Abstract

Aim: To investigate the biophysical mechanisms underlying proximal tubule fibrosis and the impact cell mechanics have on disease progression, we measured the mechanical stress applied to single cells treated with TGFβ1 as a function of time and quantified viscoelastic properties using stress-relaxation mathematical models.
Methods: Cytoskeletal reorganization was assessed, and single cell stress-relaxation testing performed by Atomic Force Microscopy (AFM) based force spectroscopy on model human proximal tubule cells (HK2) +/- TGF-β1 (10ng/mL) at 37oC. Fitted with a spherical bead, AFM cantilevers functioning under constant force mode measured mechanical forces over time and viscoelastic properties were calculated using the Maxwell model of viscoelasticity.

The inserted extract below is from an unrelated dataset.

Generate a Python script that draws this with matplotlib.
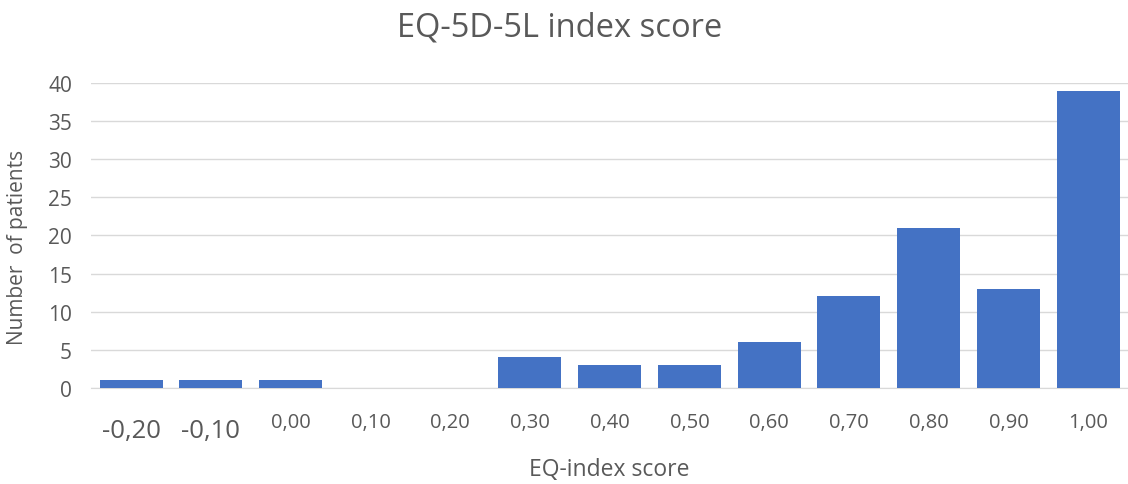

Results: Data suggest that both control and TGFβ1 treated cells exhibit transient (5sec) force relaxation of 0.7 and 0.3nN respectively, in response to physical deformation. The initial phase was followed by stabilization in force over a subsequent 30sec period. TGFβ1 treated cells demonstrated a reduction in relaxation characteristics, suggesting that complex viscoelastic components are strongly affected by reorganization of the actin cytoskeleton. Data indicate that viscosities after treatment vary up to 35% (12cells, n=3, p<0.001). Treated cells showed a three-fold reduction in experimental decay of the force time curve that leads to significant changes in the adhesive deformation behaviour.
Conclusion: TGFβ1 (10ng/mL) triggered complex nanomechanical changes in the viscous-elastic behaviour of single cells. Our research suggests that the progression of the disease instigates intricate physical changes that may in part, mediate altered cell-ECM interactions linked to altered cell phenotype in tubular injury.